Given instruction. Transcribe the lines below verbatim, skipping the images.

Raw data.
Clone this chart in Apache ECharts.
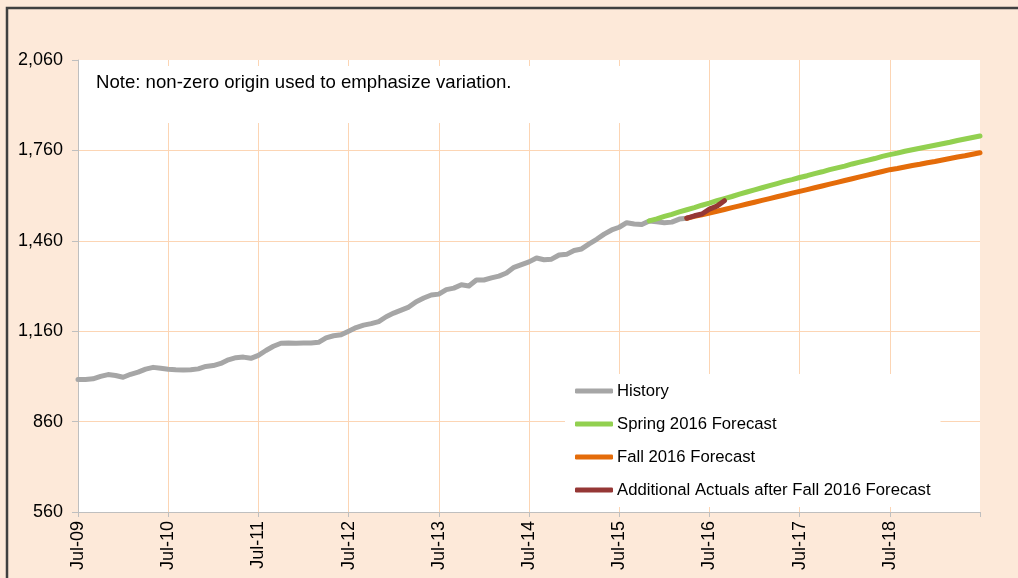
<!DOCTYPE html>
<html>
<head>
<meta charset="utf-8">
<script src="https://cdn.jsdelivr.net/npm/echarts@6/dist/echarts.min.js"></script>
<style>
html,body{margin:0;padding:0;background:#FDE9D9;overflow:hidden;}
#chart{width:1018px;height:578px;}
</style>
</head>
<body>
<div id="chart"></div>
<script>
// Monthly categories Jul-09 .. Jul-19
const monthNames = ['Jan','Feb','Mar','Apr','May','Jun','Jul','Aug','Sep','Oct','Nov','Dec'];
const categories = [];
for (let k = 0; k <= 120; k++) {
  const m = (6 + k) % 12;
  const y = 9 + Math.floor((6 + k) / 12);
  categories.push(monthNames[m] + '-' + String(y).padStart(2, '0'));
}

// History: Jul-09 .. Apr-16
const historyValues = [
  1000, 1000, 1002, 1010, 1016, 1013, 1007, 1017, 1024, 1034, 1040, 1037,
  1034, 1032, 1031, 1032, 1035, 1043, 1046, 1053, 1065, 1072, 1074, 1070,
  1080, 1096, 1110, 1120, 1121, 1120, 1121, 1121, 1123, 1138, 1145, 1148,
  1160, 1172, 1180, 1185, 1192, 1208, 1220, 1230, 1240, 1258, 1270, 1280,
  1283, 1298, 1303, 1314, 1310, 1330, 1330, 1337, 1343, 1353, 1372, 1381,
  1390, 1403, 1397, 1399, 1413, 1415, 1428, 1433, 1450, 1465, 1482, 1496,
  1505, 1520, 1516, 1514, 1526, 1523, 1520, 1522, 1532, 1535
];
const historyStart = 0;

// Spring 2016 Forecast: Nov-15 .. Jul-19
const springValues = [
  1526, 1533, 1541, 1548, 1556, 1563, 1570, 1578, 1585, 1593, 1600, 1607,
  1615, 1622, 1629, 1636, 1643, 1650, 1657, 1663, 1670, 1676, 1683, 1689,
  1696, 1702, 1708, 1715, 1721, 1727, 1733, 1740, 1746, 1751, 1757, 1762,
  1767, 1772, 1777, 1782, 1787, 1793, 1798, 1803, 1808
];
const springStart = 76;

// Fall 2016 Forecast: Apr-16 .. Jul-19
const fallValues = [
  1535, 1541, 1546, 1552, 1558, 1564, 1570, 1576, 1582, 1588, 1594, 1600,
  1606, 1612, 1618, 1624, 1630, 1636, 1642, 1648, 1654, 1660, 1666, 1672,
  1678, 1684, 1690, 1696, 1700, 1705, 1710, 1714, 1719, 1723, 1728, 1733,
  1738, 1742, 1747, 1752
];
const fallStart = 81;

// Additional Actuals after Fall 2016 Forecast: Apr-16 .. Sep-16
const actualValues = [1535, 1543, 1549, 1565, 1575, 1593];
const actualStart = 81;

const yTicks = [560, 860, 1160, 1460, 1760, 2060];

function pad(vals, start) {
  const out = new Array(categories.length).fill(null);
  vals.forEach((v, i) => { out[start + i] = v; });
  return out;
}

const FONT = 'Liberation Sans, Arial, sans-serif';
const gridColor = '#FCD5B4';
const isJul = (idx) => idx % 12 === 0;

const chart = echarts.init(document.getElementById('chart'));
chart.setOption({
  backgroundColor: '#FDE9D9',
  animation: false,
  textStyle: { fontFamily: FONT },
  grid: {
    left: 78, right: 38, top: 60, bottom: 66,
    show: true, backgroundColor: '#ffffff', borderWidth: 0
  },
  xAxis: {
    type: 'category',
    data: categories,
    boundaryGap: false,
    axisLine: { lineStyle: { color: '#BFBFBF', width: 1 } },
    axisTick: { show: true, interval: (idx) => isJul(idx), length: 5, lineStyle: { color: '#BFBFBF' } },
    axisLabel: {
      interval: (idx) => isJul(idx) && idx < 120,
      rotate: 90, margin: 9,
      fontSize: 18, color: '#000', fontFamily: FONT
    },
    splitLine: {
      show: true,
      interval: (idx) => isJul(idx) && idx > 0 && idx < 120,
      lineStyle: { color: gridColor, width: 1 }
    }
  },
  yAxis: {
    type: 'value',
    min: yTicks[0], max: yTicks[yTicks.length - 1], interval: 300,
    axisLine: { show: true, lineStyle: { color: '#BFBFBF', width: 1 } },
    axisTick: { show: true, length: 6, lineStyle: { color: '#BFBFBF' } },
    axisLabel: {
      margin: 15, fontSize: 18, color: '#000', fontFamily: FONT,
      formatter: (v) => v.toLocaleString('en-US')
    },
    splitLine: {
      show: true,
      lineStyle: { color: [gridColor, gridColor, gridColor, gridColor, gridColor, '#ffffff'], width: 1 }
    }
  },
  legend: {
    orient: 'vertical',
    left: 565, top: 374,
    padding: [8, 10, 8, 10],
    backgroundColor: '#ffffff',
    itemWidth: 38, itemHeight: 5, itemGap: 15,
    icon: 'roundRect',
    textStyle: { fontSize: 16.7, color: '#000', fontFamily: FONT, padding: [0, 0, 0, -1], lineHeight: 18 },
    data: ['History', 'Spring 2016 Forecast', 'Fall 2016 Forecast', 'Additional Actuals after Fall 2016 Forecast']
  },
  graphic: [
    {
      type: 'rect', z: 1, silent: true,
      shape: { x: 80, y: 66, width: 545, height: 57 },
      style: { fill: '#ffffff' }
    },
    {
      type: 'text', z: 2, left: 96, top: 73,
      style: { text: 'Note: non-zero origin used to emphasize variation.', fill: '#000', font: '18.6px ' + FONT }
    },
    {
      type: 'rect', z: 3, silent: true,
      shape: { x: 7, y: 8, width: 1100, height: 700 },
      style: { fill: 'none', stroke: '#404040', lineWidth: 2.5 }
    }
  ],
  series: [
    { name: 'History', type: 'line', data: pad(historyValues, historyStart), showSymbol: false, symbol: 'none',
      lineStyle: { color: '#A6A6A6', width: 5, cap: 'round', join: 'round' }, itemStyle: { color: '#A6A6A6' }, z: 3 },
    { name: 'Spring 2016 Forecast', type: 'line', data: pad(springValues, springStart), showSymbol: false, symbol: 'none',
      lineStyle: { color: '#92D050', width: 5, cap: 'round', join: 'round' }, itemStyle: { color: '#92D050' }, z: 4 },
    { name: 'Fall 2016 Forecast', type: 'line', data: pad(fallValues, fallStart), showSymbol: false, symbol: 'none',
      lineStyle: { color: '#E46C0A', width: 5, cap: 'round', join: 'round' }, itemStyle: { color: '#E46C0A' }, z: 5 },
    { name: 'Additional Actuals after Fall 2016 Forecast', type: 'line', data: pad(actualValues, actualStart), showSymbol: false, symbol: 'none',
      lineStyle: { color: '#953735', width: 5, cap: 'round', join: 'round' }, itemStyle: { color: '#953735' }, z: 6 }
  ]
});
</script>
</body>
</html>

The answer.
Clone this chart in Apache ECharts.
<!DOCTYPE html>
<html>
<head>
<meta charset="utf-8">
<script src="https://cdn.jsdelivr.net/npm/echarts@6/dist/echarts.min.js"></script>
<style>
html,body{margin:0;padding:0;background:#FDE9D9;overflow:hidden;}
#chart{width:1018px;height:578px;}
</style>
</head>
<body>
<div id="chart"></div>
<script>
// Monthly categories Jul-09 .. Jul-19
const monthNames = ['Jan','Feb','Mar','Apr','May','Jun','Jul','Aug','Sep','Oct','Nov','Dec'];
const categories = [];
for (let k = 0; k <= 120; k++) {
  const m = (6 + k) % 12;
  const y = 9 + Math.floor((6 + k) / 12);
  categories.push(monthNames[m] + '-' + String(y).padStart(2, '0'));
}

// History: Jul-09 .. Apr-16
const historyValues = [
  1000, 1000, 1002, 1010, 1016, 1013, 1007, 1017, 1024, 1034, 1040, 1037,
  1034, 1032, 1031, 1032, 1035, 1043, 1046, 1053, 1065, 1072, 1074, 1070,
  1080, 1096, 1110, 1120, 1121, 1120, 1121, 1121, 1123, 1138, 1145, 1148,
  1160, 1172, 1180, 1185, 1192, 1208, 1220, 1230, 1240, 1258, 1270, 1280,
  1283, 1298, 1303, 1314, 1310, 1330, 1330, 1337, 1343, 1353, 1372, 1381,
  1390, 1403, 1397, 1399, 1413, 1415, 1428, 1433, 1450, 1465, 1482, 1496,
  1505, 1520, 1516, 1514, 1526, 1523, 1520, 1522, 1532, 1535
];
const historyStart = 0;

// Spring 2016 Forecast: Nov-15 .. Jul-19
const springValues = [
  1526, 1533, 1541, 1548, 1556, 1563, 1570, 1578, 1585, 1593, 1600, 1607,
  1615, 1622, 1629, 1636, 1643, 1650, 1657, 1663, 1670, 1676, 1683, 1689,
  1696, 1702, 1708, 1715, 1721, 1727, 1733, 1740, 1746, 1751, 1757, 1762,
  1767, 1772, 1777, 1782, 1787, 1793, 1798, 1803, 1808
];
const springStart = 76;

// Fall 2016 Forecast: Apr-16 .. Jul-19
const fallValues = [
  1535, 1541, 1546, 1552, 1558, 1564, 1570, 1576, 1582, 1588, 1594, 1600,
  1606, 1612, 1618, 1624, 1630, 1636, 1642, 1648, 1654, 1660, 1666, 1672,
  1678, 1684, 1690, 1696, 1700, 1705, 1710, 1714, 1719, 1723, 1728, 1733,
  1738, 1742, 1747, 1752
];
const fallStart = 81;

// Additional Actuals after Fall 2016 Forecast: Apr-16 .. Sep-16
const actualValues = [1535, 1543, 1549, 1565, 1575, 1593];
const actualStart = 81;

const yTicks = [560, 860, 1160, 1460, 1760, 2060];

function pad(vals, start) {
  const out = new Array(categories.length).fill(null);
  vals.forEach((v, i) => { out[start + i] = v; });
  return out;
}

const FONT = 'Liberation Sans, Arial, sans-serif';
const gridColor = '#FCD5B4';
const isJul = (idx) => idx % 12 === 0;

const chart = echarts.init(document.getElementById('chart'));
chart.setOption({
  backgroundColor: '#FDE9D9',
  animation: false,
  textStyle: { fontFamily: FONT },
  grid: {
    left: 78, right: 38, top: 60, bottom: 66,
    show: true, backgroundColor: '#ffffff', borderWidth: 0
  },
  xAxis: {
    type: 'category',
    data: categories,
    boundaryGap: false,
    axisLine: { lineStyle: { color: '#BFBFBF', width: 1 } },
    axisTick: { show: true, interval: (idx) => isJul(idx), length: 5, lineStyle: { color: '#BFBFBF' } },
    axisLabel: {
      interval: (idx) => isJul(idx) && idx < 120,
      rotate: 90, margin: 9,
      fontSize: 18, color: '#000', fontFamily: FONT
    },
    splitLine: {
      show: true,
      interval: (idx) => isJul(idx) && idx > 0 && idx < 120,
      lineStyle: { color: gridColor, width: 1 }
    }
  },
  yAxis: {
    type: 'value',
    min: yTicks[0], max: yTicks[yTicks.length - 1], interval: 300,
    axisLine: { show: true, lineStyle: { color: '#BFBFBF', width: 1 } },
    axisTick: { show: true, length: 6, lineStyle: { color: '#BFBFBF' } },
    axisLabel: {
      margin: 15, fontSize: 18, color: '#000', fontFamily: FONT,
      formatter: (v) => v.toLocaleString('en-US')
    },
    splitLine: {
      show: true,
      lineStyle: { color: [gridColor, gridColor, gridColor, gridColor, gridColor, '#ffffff'], width: 1 }
    }
  },
  legend: {
    orient: 'vertical',
    left: 565, top: 374,
    padding: [8, 10, 8, 10],
    backgroundColor: '#ffffff',
    itemWidth: 38, itemHeight: 5, itemGap: 15,
    icon: 'roundRect',
    textStyle: { fontSize: 16.7, color: '#000', fontFamily: FONT, padding: [0, 0, 0, -1], lineHeight: 18 },
    data: ['History', 'Spring 2016 Forecast', 'Fall 2016 Forecast', 'Additional Actuals after Fall 2016 Forecast']
  },
  graphic: [
    {
      type: 'rect', z: 1, silent: true,
      shape: { x: 80, y: 66, width: 545, height: 57 },
      style: { fill: '#ffffff' }
    },
    {
      type: 'text', z: 2, left: 96, top: 73,
      style: { text: 'Note: non-zero origin used to emphasize variation.', fill: '#000', font: '18.6px ' + FONT }
    },
    {
      type: 'rect', z: 3, silent: true,
      shape: { x: 7, y: 8, width: 1100, height: 700 },
      style: { fill: 'none', stroke: '#404040', lineWidth: 2.5 }
    }
  ],
  series: [
    { name: 'History', type: 'line', data: pad(historyValues, historyStart), showSymbol: false, symbol: 'none',
      lineStyle: { color: '#A6A6A6', width: 5, cap: 'round', join: 'round' }, itemStyle: { color: '#A6A6A6' }, z: 3 },
    { name: 'Spring 2016 Forecast', type: 'line', data: pad(springValues, springStart), showSymbol: false, symbol: 'none',
      lineStyle: { color: '#92D050', width: 5, cap: 'round', join: 'round' }, itemStyle: { color: '#92D050' }, z: 4 },
    { name: 'Fall 2016 Forecast', type: 'line', data: pad(fallValues, fallStart), showSymbol: false, symbol: 'none',
      lineStyle: { color: '#E46C0A', width: 5, cap: 'round', join: 'round' }, itemStyle: { color: '#E46C0A' }, z: 5 },
    { name: 'Additional Actuals after Fall 2016 Forecast', type: 'line', data: pad(actualValues, actualStart), showSymbol: false, symbol: 'none',
      lineStyle: { color: '#953735', width: 5, cap: 'round', join: 'round' }, itemStyle: { color: '#953735' }, z: 6 }
  ]
});
</script>
</body>
</html>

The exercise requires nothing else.